La perception de la valeur culturelle du bâti est malheureusement problématique en soi. La réciprocité d’approches entre, d’une part, les commissions culturelles, la protection du patrimoine, la préservation des sites et, d’autre part, les ingénieurs responsables de la construction et de l’entretien des infrastructures est peu développée. C’est ce que je constate de manière récurrente dans le public de conférences et de remises de distinctions couronnant le «bien bâtir». Le Prix de la culture grison, qui est annuellement décerné depuis plus de 50 ans, n’a jusqu’ici récompensé qu’une seule fois un ingénieur civil: le professeur Christian Menn. Et il a dû le partager avec le professeur Alexi Decurtins, distingué pour ses éminents mérites en faveur de la culture grisonne et en particulier rhéto-romanche. Dans l’art de l’ingénieur, il en va souvent de valeurs intrinsèques, invisibles au premier regard. Lorsqu’un ancien pont ne répond plus aux exigences actuelles, quand la charge est limitée et qu’une remise en état est plus onéreuse qu’un ouvrage de remplacement, la réponse tient souvent en un mot: démolition! Lorsque ces valeurs intrinsèques ne sont pas reconnues, nombre de précieux témoignages de la culture du bâti peuvent être perdus. Si les nombreuses infrastructures que nous sommes amenés à bâtir et à entretenir sont aussi perçues comme des biens culturels, l’espoir existe qu’elles ne seront pas prématurément détruites; sans compter qu’une remise en état s’avère souvent plus durable qu’un remplacement.

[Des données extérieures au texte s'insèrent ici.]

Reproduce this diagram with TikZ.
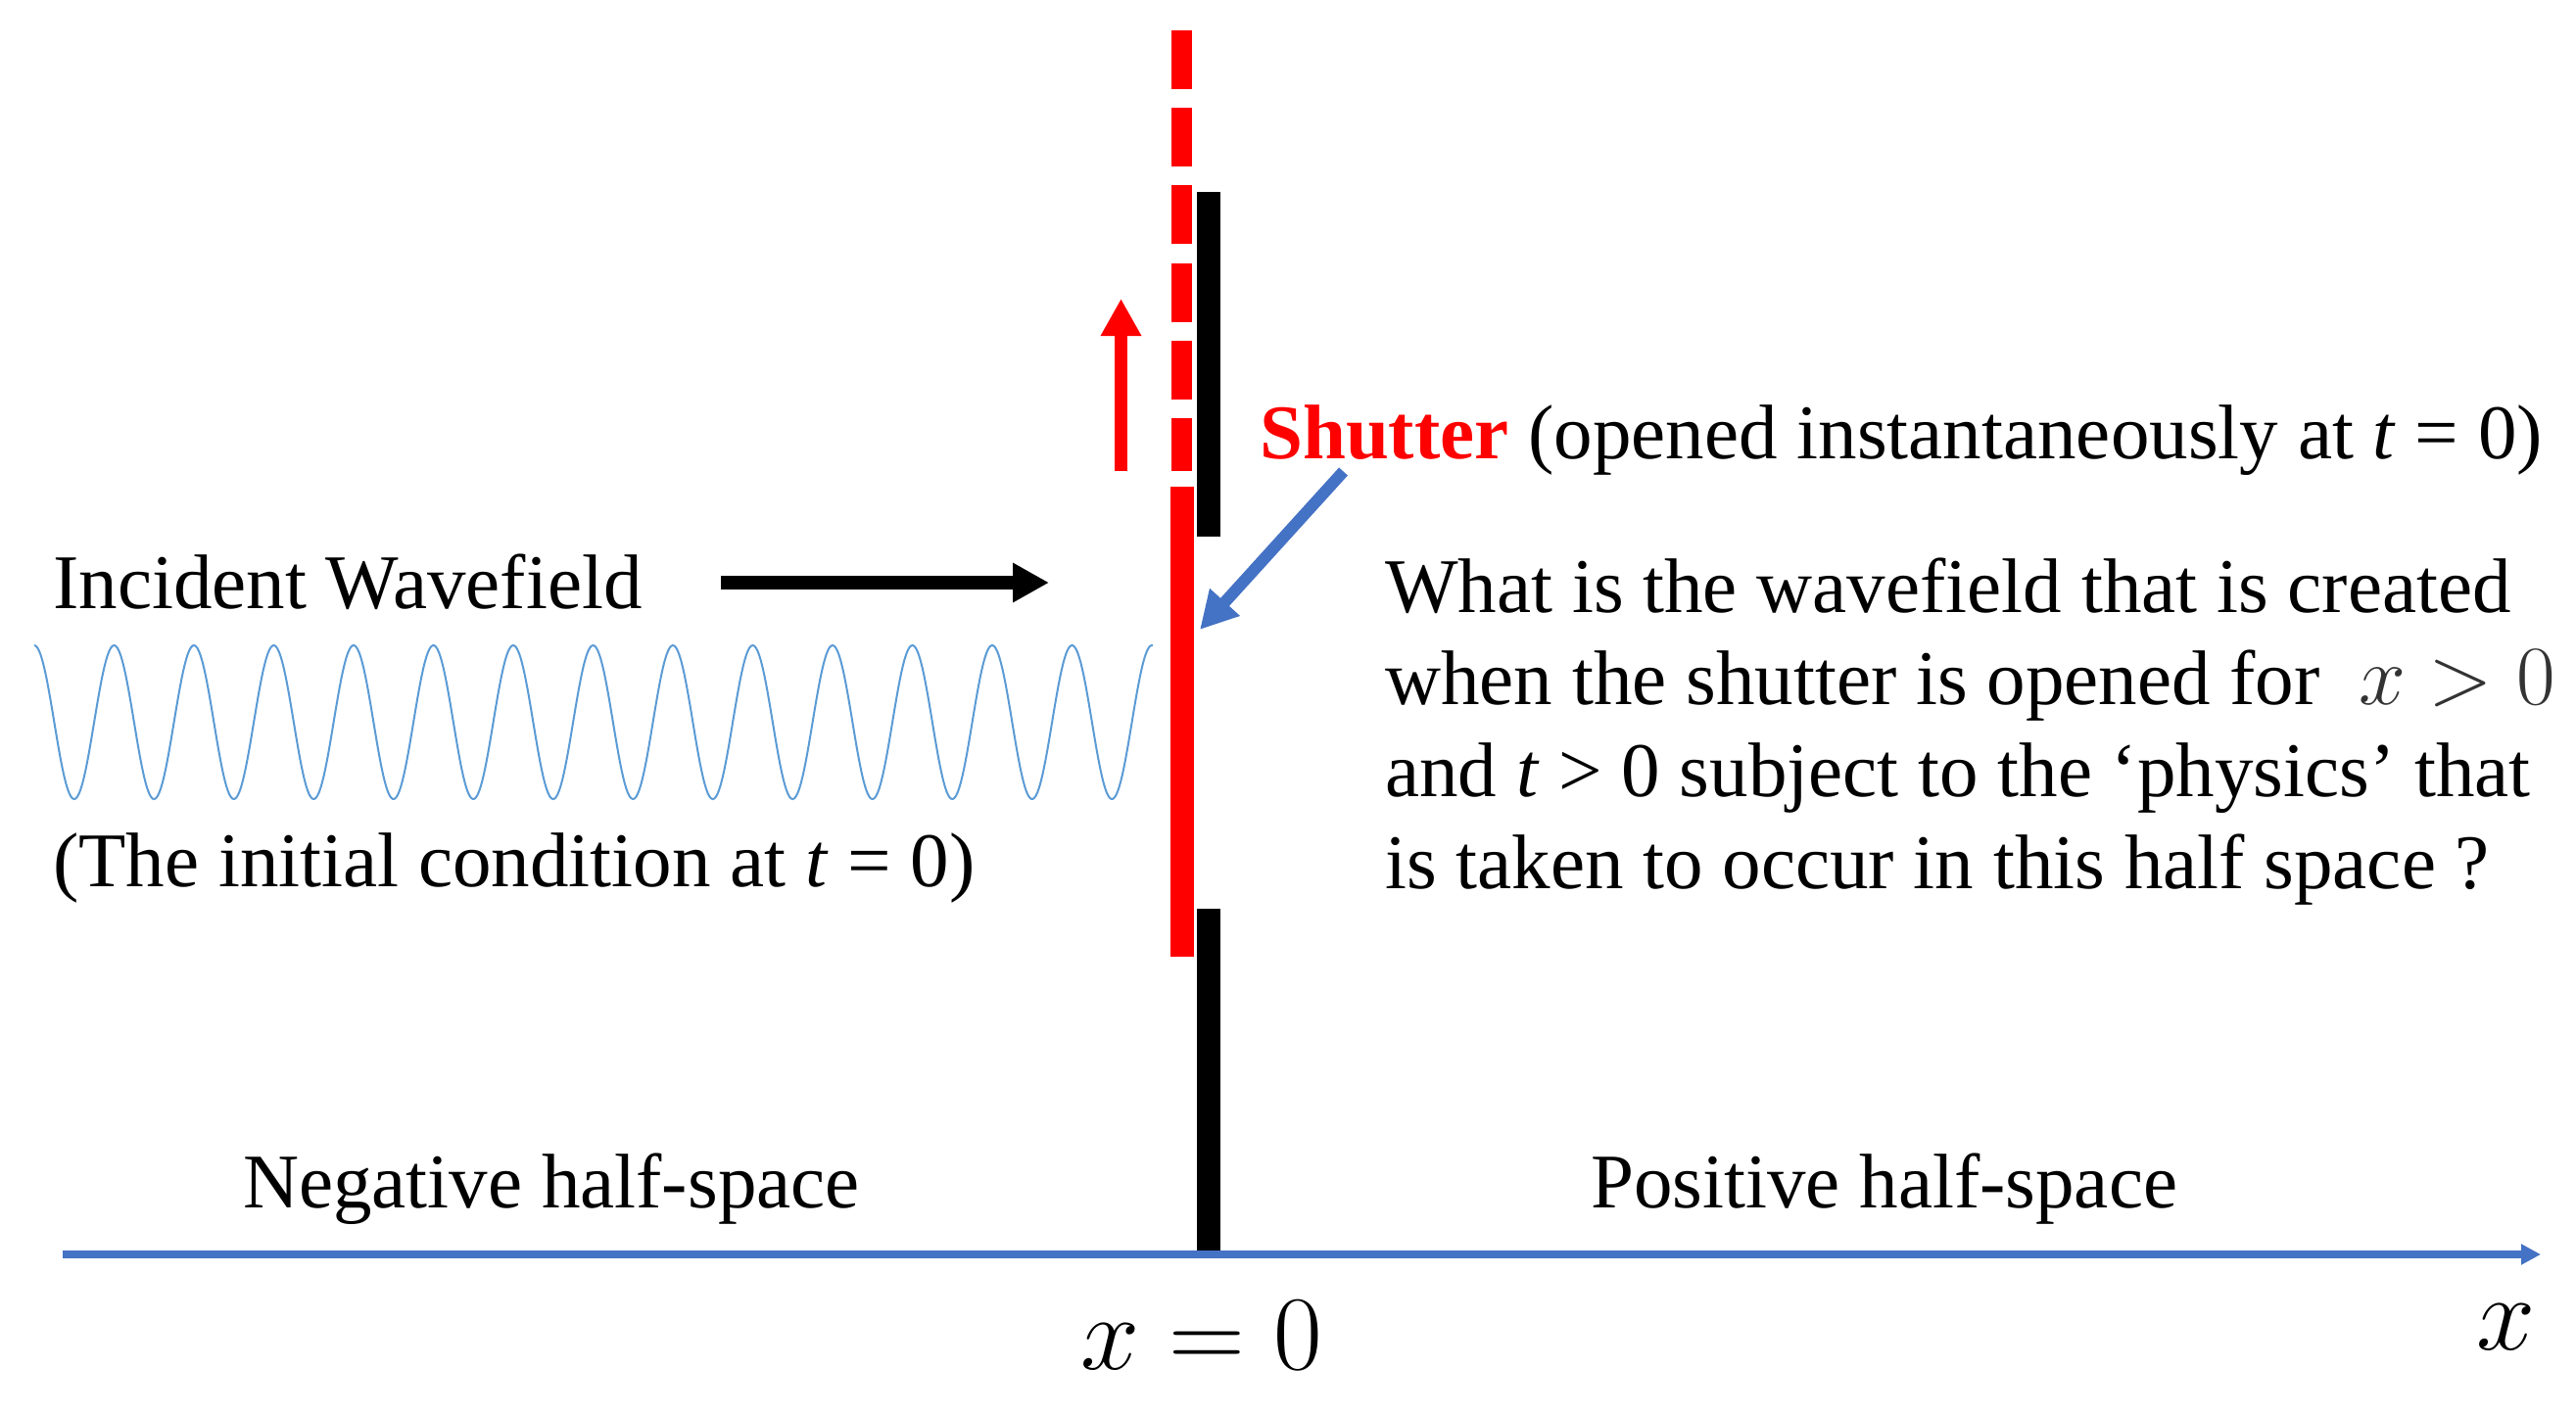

Heinrich Figi est ingénieur civil EPF. Après son diplôme, il a été l’assistant du professeur Christian Menn à l’institut de statique et construction, a accompli un postdoctorat au MIT et œuvré comme ingénieur concepteur, avant de reprendre, en 1985, la direction du département des ouvrages d’art et de la géotechnique au service des ponts et chaussées du canton des Grisons. Depuis sa retraite en 2015, il s’implique au sein de jurys de concours d’ingénierie. Lors de son Assemblée des délégués du 23 avril 2021, la SIA a élevé Heinrich Figi au rang de membre d’honneur en reconnaissance de ses éminents mérites.